Units for about 650,000 low-income people, but mostly for the homeless, were started. Progressives early in the 20th century had argued that improving the physical environment of poorer citizens would improve their quality of life and chances for success (and cause better social behavior). As governor of New York, Al Smith began public housing programs for low income employed workers. New York Senator Robert F. Wagner carried those beliefs into the 1930s, when he was a power in the United States Congress. From 1933-37, the Public Works Administration (PWA) under Harold Ickes razed 10,000 slum units and built 22,000 new units, with the primary goal of providing construction jobs. Ickes was a strong friend of African-Americans and reserved half the units for them. The courts ruled the PWA lacked eminent domain power to condemn slums, so the Housing Act of 1937 envisioned a long term federal role under the new agency, the USHA.
This Housing Act of 1937 was strongly influenced by Catherine Bauer. She became its Director of Information and Research, a position she held for two years.

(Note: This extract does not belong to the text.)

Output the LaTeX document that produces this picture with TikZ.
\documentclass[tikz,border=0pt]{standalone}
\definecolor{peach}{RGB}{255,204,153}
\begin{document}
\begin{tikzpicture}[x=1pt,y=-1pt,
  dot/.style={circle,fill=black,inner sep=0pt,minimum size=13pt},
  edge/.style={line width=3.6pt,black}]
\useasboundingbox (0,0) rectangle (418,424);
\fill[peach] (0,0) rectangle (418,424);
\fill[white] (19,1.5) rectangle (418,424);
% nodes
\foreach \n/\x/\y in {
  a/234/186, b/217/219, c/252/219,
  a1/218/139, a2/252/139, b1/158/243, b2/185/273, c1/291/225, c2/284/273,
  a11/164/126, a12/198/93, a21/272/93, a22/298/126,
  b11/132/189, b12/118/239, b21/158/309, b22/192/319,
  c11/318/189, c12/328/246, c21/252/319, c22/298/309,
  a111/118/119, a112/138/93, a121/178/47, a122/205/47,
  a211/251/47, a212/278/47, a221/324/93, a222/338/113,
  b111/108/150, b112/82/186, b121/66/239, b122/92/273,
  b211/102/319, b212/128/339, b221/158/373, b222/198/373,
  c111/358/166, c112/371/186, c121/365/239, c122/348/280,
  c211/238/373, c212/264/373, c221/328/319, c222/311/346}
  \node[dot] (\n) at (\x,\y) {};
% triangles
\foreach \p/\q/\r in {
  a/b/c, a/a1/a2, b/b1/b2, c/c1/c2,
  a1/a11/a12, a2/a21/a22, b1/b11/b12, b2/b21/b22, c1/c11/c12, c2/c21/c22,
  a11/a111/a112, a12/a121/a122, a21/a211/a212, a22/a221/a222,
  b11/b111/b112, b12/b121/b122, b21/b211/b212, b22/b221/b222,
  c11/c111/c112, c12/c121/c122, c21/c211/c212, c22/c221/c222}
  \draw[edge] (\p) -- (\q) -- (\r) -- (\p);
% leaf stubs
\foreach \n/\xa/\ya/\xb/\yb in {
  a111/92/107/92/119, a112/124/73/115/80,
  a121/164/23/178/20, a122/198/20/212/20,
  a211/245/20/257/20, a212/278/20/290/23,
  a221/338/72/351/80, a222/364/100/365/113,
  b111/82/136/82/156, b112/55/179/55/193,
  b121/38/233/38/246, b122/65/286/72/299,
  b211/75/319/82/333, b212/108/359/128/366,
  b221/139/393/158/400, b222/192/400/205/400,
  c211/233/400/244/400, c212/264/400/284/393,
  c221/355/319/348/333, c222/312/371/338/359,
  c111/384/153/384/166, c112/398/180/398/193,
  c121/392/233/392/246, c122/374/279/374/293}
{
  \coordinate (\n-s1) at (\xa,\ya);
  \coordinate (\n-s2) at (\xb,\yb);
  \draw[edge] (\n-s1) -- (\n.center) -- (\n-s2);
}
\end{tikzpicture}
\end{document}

The private sector saw an economic danger in nationalized housing, and insisted that there be a clear differentiation between the main housing industry and welfare programs focused on people too poor to buy but who were worthy and deserved help. There was a concerted effort, in the words of Senator Wagner, at "avoiding competition" between the private and public sectors. The law required a 20 percent gap between the upper income limits for admission to public housing projects and the lowest limits at which the private sector provided decent housing. Wagner obtained support from conservative leaders Robert A. Taft and Allen Ellender to guarantee a bipartisan approach. Ellender insisted and civil rights groups accepted, that the units be racially segregated. Critics eventually pointed to the culture of poverty, violence, drugs, crime and hopelessness that thrived in the "vertical ghetto" as a refutation of the original Progressive theory.